§ **Directions**:
Copy everything in the listing below word for word, apart from any images.

◇ ◇ ◇ ◇ ◇

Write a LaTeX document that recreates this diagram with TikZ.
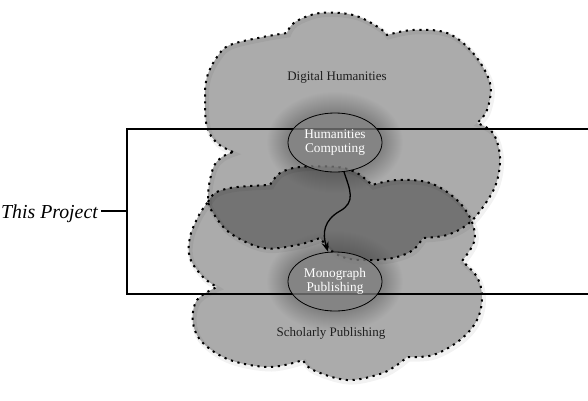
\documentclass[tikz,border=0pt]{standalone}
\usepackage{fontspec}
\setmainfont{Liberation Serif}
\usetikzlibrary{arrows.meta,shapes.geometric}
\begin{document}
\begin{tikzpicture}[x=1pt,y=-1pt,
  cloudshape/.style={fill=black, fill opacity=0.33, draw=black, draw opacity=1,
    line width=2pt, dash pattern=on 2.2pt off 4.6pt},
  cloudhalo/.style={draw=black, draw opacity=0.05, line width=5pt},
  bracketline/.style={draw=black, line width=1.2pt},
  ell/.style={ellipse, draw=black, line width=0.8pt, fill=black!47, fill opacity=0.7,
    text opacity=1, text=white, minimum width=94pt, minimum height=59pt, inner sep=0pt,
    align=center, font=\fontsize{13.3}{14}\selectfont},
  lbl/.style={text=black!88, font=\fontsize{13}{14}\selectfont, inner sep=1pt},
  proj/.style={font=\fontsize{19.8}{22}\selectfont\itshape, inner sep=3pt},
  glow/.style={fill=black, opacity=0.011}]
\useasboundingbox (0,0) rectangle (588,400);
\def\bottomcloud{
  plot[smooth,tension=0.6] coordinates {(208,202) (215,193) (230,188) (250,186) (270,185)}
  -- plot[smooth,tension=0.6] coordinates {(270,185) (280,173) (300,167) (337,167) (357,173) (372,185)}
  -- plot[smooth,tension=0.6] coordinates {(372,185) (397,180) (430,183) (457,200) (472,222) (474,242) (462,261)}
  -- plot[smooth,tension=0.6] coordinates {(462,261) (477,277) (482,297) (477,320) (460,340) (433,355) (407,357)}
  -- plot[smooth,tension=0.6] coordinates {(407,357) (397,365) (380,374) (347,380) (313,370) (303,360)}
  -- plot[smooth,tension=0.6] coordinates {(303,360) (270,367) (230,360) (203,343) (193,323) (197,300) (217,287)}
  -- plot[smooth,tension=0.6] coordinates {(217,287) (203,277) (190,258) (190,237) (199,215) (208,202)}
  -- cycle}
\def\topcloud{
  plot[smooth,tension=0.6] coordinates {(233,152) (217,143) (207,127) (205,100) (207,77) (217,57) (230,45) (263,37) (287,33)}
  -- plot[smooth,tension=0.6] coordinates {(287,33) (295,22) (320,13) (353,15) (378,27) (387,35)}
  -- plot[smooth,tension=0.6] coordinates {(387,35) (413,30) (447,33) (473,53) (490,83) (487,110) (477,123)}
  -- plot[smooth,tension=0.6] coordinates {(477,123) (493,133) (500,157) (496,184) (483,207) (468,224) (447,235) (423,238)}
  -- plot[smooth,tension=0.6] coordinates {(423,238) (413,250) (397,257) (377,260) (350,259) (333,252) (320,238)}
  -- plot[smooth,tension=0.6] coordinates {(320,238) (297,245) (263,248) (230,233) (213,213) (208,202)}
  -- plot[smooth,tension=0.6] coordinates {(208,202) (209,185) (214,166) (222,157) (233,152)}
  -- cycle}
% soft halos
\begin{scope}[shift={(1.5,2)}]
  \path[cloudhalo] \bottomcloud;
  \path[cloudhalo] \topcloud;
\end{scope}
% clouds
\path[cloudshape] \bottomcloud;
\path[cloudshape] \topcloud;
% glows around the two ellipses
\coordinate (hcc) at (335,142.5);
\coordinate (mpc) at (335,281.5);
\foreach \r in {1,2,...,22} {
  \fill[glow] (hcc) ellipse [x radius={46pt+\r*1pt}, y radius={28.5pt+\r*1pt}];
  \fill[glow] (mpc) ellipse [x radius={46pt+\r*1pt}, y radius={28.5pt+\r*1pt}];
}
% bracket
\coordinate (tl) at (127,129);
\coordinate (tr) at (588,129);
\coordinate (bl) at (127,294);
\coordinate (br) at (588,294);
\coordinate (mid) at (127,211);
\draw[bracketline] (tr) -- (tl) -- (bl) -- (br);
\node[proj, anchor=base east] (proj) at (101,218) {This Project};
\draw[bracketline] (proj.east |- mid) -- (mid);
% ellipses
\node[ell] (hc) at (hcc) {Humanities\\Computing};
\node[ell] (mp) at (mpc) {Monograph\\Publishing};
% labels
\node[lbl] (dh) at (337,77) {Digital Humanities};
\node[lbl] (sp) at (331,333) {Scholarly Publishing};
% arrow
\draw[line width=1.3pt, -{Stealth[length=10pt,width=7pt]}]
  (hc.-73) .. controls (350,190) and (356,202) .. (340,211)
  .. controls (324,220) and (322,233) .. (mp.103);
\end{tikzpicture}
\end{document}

◇ ◇ ◇ ◇ ◇

§ **Answer to this problem**:
Write a LaTeX document that recreates this diagram with TikZ.
\documentclass[tikz,border=0pt]{standalone}
\usepackage{fontspec}
\setmainfont{Liberation Serif}
\usetikzlibrary{arrows.meta,shapes.geometric}
\begin{document}
\begin{tikzpicture}[x=1pt,y=-1pt,
  cloudshape/.style={fill=black, fill opacity=0.33, draw=black, draw opacity=1,
    line width=2pt, dash pattern=on 2.2pt off 4.6pt},
  cloudhalo/.style={draw=black, draw opacity=0.05, line width=5pt},
  bracketline/.style={draw=black, line width=1.2pt},
  ell/.style={ellipse, draw=black, line width=0.8pt, fill=black!47, fill opacity=0.7,
    text opacity=1, text=white, minimum width=94pt, minimum height=59pt, inner sep=0pt,
    align=center, font=\fontsize{13.3}{14}\selectfont},
  lbl/.style={text=black!88, font=\fontsize{13}{14}\selectfont, inner sep=1pt},
  proj/.style={font=\fontsize{19.8}{22}\selectfont\itshape, inner sep=3pt},
  glow/.style={fill=black, opacity=0.011}]
\useasboundingbox (0,0) rectangle (588,400);
\def\bottomcloud{
  plot[smooth,tension=0.6] coordinates {(208,202) (215,193) (230,188) (250,186) (270,185)}
  -- plot[smooth,tension=0.6] coordinates {(270,185) (280,173) (300,167) (337,167) (357,173) (372,185)}
  -- plot[smooth,tension=0.6] coordinates {(372,185) (397,180) (430,183) (457,200) (472,222) (474,242) (462,261)}
  -- plot[smooth,tension=0.6] coordinates {(462,261) (477,277) (482,297) (477,320) (460,340) (433,355) (407,357)}
  -- plot[smooth,tension=0.6] coordinates {(407,357) (397,365) (380,374) (347,380) (313,370) (303,360)}
  -- plot[smooth,tension=0.6] coordinates {(303,360) (270,367) (230,360) (203,343) (193,323) (197,300) (217,287)}
  -- plot[smooth,tension=0.6] coordinates {(217,287) (203,277) (190,258) (190,237) (199,215) (208,202)}
  -- cycle}
\def\topcloud{
  plot[smooth,tension=0.6] coordinates {(233,152) (217,143) (207,127) (205,100) (207,77) (217,57) (230,45) (263,37) (287,33)}
  -- plot[smooth,tension=0.6] coordinates {(287,33) (295,22) (320,13) (353,15) (378,27) (387,35)}
  -- plot[smooth,tension=0.6] coordinates {(387,35) (413,30) (447,33) (473,53) (490,83) (487,110) (477,123)}
  -- plot[smooth,tension=0.6] coordinates {(477,123) (493,133) (500,157) (496,184) (483,207) (468,224) (447,235) (423,238)}
  -- plot[smooth,tension=0.6] coordinates {(423,238) (413,250) (397,257) (377,260) (350,259) (333,252) (320,238)}
  -- plot[smooth,tension=0.6] coordinates {(320,238) (297,245) (263,248) (230,233) (213,213) (208,202)}
  -- plot[smooth,tension=0.6] coordinates {(208,202) (209,185) (214,166) (222,157) (233,152)}
  -- cycle}
% soft halos
\begin{scope}[shift={(1.5,2)}]
  \path[cloudhalo] \bottomcloud;
  \path[cloudhalo] \topcloud;
\end{scope}
% clouds
\path[cloudshape] \bottomcloud;
\path[cloudshape] \topcloud;
% glows around the two ellipses
\coordinate (hcc) at (335,142.5);
\coordinate (mpc) at (335,281.5);
\foreach \r in {1,2,...,22} {
  \fill[glow] (hcc) ellipse [x radius={46pt+\r*1pt}, y radius={28.5pt+\r*1pt}];
  \fill[glow] (mpc) ellipse [x radius={46pt+\r*1pt}, y radius={28.5pt+\r*1pt}];
}
% bracket
\coordinate (tl) at (127,129);
\coordinate (tr) at (588,129);
\coordinate (bl) at (127,294);
\coordinate (br) at (588,294);
\coordinate (mid) at (127,211);
\draw[bracketline] (tr) -- (tl) -- (bl) -- (br);
\node[proj, anchor=base east] (proj) at (101,218) {This Project};
\draw[bracketline] (proj.east |- mid) -- (mid);
% ellipses
\node[ell] (hc) at (hcc) {Humanities\\Computing};
\node[ell] (mp) at (mpc) {Monograph\\Publishing};
% labels
\node[lbl] (dh) at (337,77) {Digital Humanities};
\node[lbl] (sp) at (331,333) {Scholarly Publishing};
% arrow
\draw[line width=1.3pt, -{Stealth[length=10pt,width=7pt]}]
  (hc.-73) .. controls (350,190) and (356,202) .. (340,211)
  .. controls (324,220) and (322,233) .. (mp.103);
\end{tikzpicture}
\end{document}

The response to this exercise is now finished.